■ What you will do:
Produce an exact transcription of the listing below, omitting the pictures.
** Start of Provided material **
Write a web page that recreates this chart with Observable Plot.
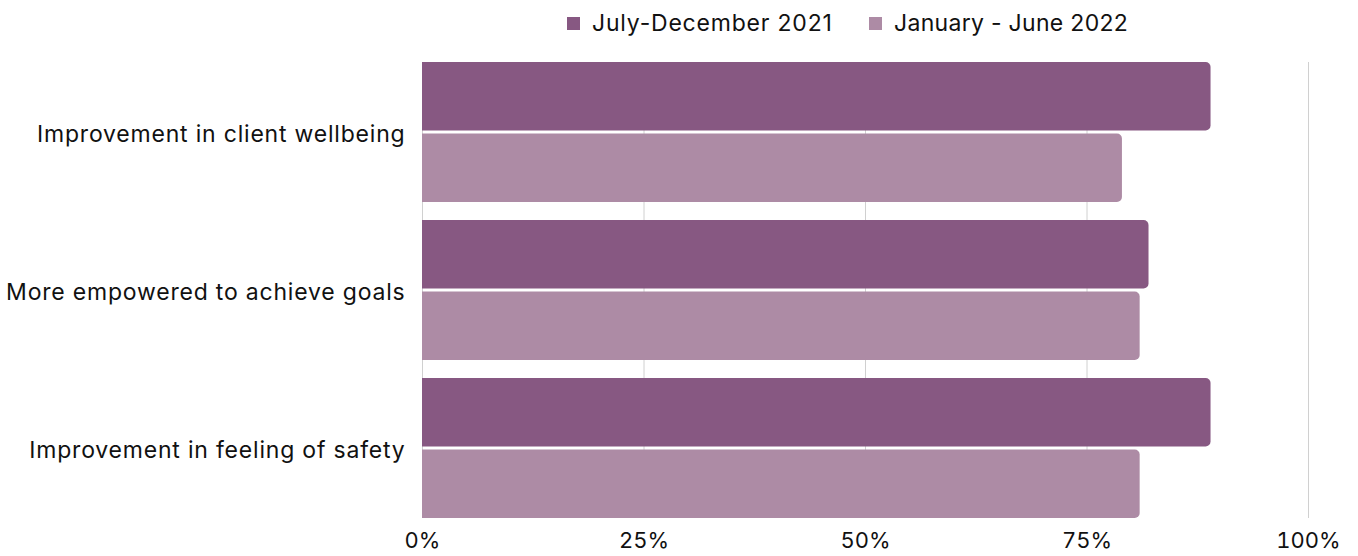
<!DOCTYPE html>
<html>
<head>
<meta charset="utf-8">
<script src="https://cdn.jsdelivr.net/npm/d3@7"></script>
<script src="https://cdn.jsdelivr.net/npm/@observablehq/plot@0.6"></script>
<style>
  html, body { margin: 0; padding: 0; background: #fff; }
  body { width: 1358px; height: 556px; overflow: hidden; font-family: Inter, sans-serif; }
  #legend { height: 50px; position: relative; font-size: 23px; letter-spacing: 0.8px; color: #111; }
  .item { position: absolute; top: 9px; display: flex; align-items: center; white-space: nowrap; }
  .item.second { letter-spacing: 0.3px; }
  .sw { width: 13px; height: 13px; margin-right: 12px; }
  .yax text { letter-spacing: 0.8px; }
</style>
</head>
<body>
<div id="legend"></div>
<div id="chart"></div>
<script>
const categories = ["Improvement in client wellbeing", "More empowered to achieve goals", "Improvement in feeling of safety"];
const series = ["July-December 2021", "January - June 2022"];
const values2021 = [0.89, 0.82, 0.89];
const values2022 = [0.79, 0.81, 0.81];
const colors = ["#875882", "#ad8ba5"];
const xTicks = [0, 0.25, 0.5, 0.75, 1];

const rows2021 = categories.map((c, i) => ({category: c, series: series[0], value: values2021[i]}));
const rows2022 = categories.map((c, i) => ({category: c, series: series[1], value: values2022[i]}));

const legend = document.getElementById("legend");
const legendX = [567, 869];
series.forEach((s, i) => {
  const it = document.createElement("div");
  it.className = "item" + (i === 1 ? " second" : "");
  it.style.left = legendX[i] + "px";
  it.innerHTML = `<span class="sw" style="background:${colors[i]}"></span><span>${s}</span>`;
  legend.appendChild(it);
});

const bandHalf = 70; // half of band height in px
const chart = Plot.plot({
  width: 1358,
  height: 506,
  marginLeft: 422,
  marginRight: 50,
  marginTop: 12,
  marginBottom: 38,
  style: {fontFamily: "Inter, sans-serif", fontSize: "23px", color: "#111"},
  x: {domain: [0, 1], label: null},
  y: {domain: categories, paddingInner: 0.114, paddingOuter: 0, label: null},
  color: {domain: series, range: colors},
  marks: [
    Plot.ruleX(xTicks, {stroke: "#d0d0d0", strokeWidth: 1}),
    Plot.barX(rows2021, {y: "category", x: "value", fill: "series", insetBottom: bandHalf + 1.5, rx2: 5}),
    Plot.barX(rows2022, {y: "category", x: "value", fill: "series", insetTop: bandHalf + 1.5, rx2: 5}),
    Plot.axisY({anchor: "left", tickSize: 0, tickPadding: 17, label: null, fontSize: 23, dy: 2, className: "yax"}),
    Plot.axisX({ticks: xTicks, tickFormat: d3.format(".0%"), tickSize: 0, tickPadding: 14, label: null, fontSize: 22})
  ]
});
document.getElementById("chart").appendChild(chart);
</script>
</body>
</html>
** End of Provided material **
■ Result of the task:
Write a web page that recreates this chart with Observable Plot.
<!DOCTYPE html>
<html>
<head>
<meta charset="utf-8">
<script src="https://cdn.jsdelivr.net/npm/d3@7"></script>
<script src="https://cdn.jsdelivr.net/npm/@observablehq/plot@0.6"></script>
<style>
  html, body { margin: 0; padding: 0; background: #fff; }
  body { width: 1358px; height: 556px; overflow: hidden; font-family: Inter, sans-serif; }
  #legend { height: 50px; position: relative; font-size: 23px; letter-spacing: 0.8px; color: #111; }
  .item { position: absolute; top: 9px; display: flex; align-items: center; white-space: nowrap; }
  .item.second { letter-spacing: 0.3px; }
  .sw { width: 13px; height: 13px; margin-right: 12px; }
  .yax text { letter-spacing: 0.8px; }
</style>
</head>
<body>
<div id="legend"></div>
<div id="chart"></div>
<script>
const categories = ["Improvement in client wellbeing", "More empowered to achieve goals", "Improvement in feeling of safety"];
const series = ["July-December 2021", "January - June 2022"];
const values2021 = [0.89, 0.82, 0.89];
const values2022 = [0.79, 0.81, 0.81];
const colors = ["#875882", "#ad8ba5"];
const xTicks = [0, 0.25, 0.5, 0.75, 1];

const rows2021 = categories.map((c, i) => ({category: c, series: series[0], value: values2021[i]}));
const rows2022 = categories.map((c, i) => ({category: c, series: series[1], value: values2022[i]}));

const legend = document.getElementById("legend");
const legendX = [567, 869];
series.forEach((s, i) => {
  const it = document.createElement("div");
  it.className = "item" + (i === 1 ? " second" : "");
  it.style.left = legendX[i] + "px";
  it.innerHTML = `<span class="sw" style="background:${colors[i]}"></span><span>${s}</span>`;
  legend.appendChild(it);
});

const bandHalf = 70; // half of band height in px
const chart = Plot.plot({
  width: 1358,
  height: 506,
  marginLeft: 422,
  marginRight: 50,
  marginTop: 12,
  marginBottom: 38,
  style: {fontFamily: "Inter, sans-serif", fontSize: "23px", color: "#111"},
  x: {domain: [0, 1], label: null},
  y: {domain: categories, paddingInner: 0.114, paddingOuter: 0, label: null},
  color: {domain: series, range: colors},
  marks: [
    Plot.ruleX(xTicks, {stroke: "#d0d0d0", strokeWidth: 1}),
    Plot.barX(rows2021, {y: "category", x: "value", fill: "series", insetBottom: bandHalf + 1.5, rx2: 5}),
    Plot.barX(rows2022, {y: "category", x: "value", fill: "series", insetTop: bandHalf + 1.5, rx2: 5}),
    Plot.axisY({anchor: "left", tickSize: 0, tickPadding: 17, label: null, fontSize: 23, dy: 2, className: "yax"}),
    Plot.axisX({ticks: xTicks, tickFormat: d3.format(".0%"), tickSize: 0, tickPadding: 14, label: null, fontSize: 22})
  ]
});
document.getElementById("chart").appendChild(chart);
</script>
</body>
</html>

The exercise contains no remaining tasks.